Debbie Griffith retires from Summit School District after 35 years of teaching |

Debbie Griffith retires from Summit School District after 35 years of teaching

Debbie Griffith retired this month from the Summit School District after 35 years. For the last 10 of those, she was the IB coordinator for Dillon Valley Elementary.
Alli Langley / |

Dillon Valley Elementary now has a wall named for Debbie Griffith.

Griffith retired this month after 35 years with the Summit School District, and the school honored her by naming the Action Wall she created after her.

“She was always posting pictures, ideas, letters that students had written when they had taken action,” said Gayle Westerberg, an education consultant and former principal of the school. “It’s very visible, and it’s exciting — a very positive, energetic edition to the school.”

Griffith championed the International Baccalaureate program for elementary schools in Summit, Westerberg said, and one of the core components of the program is that students take what they learn and move to action.

The wall exemplifies Griffith, Westerberg said. “She’s been a real change agent. It’s a perfect match.”

Griffith, 60, worked at Dillon Valley Elementary, Silverthorne Elementary and Breckenridge Elementary. She taught almost every level of elementary school, but spent most of her teaching years with first-graders.

Later she became a reading specialist, and for the last 10 years, she worked as the Dillon Valley Elementary coordinator of the International Baccalaureate program.

“This school district has given me my life,” she said, adding that it allowed her to develop as an educator and try new things. “I’m so grateful to the Summit County School District for those opportunities.”

Griffith was raised in New England and graduated from the University of Vermont with a degree in education. After school, she became a Peace Corps volunteer, working at a teacher training center for a couple years in Malaysia.

Her experiences there taught her about the importance of intercultural understanding, she said, as did a year in England as part of a teacher exchange in 2001 with her husband and two children.

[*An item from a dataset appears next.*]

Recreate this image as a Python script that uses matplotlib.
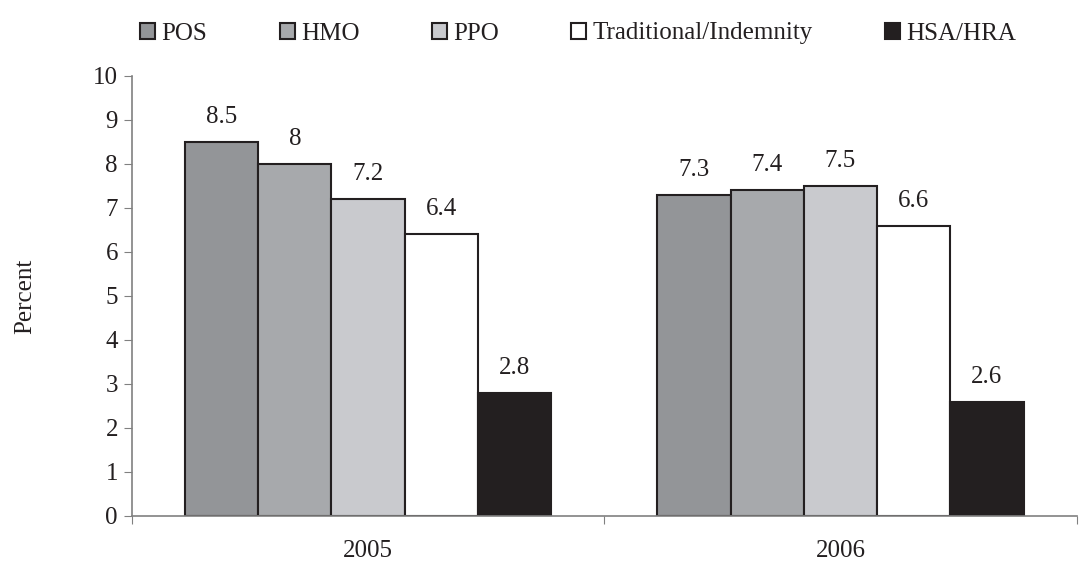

“They may think differently than us, and they may also be right,” became an idea that resonated with her and that she found at the heart of the IB program.

“It’s everything I believe in,” she said. “IB pulled together bits and pieces of my life.”

She said she loves that the program is inquiry-based, conceptual, concentrates on language and promotes a global perspective.

Westerberg said Griffith brought the IB program to Dillon Valley, the first elementary school in Summit to adopt it, and she planned the school’s first evaluation by program officials in 2007.

‘We were on pins and needles,” said Westerberg, who was then the principal. “We were excited, we were confident, but it was new to us.”

The moment was a critical point for the school as it was one of few in the country whose leaders were bringing together IB and the dual language initiative.

After the officials left the building, Griffith and Westerberg started jumping up and down screaming.

“It was just such a relief,” Westerberg said. “We knew it had gone well.”

Westerberg worked with Griffith for about 30 years, she said, and Griffith was always caring with students and perceptive with teachers.

“She would just appear in the classrooms where she was most needed,” Westerberg said.

Griffith said she loves to encourage new teachers, make them feel good about the skills they already have and then help them refine those skills.

“I still remember the pain,” she said. “As a young person, I didn’t have the skills to deal with things.”

She described being humbled and frustrated in her first few years. She had high expectations for herself, she said, but sometimes didn’t feel knowledgeable or comfortable. “I was supposed to know everything, and I didn’t know anything.”

Griffith said she was grateful for generous support from those around her when she started. Later she loved serving as a mentor for young teachers and learning from them.

“I’m not the sage on the hill,” she said. “It’s a two-way.”

Her experiences abroad also helped her connect with the foreign teachers at Dillon Valley.

“She was always bringing them in under her wing and caring for them not just educationally but personally,” Westerberg said. Griffith showed interest in their families and how they were acclimating to Summit.

“I have a real love for them because that’s a brave thing that they do,” she said.

Westerberg said Griffith’s retirement was “a difficult decision for her because she’s so connected to the children and to the staff.”

“She’s going to be greatly, greatly missed,” said Dillon Valley Elementary principal Cathy Beck. “She is a wealth of knowledge. We were so lucky to have someone with her level of expertise.”

Now Griffith will focus more on the IB training she has already been doing at workshops and conferences around the country.

She wants to spend more time outdoors and with her family, she said, but for now she doesn’t want to define her next steps in favor of letting them evolve until she’s sure of what she must do.

“I trust that it’s going to be awesome,” she said.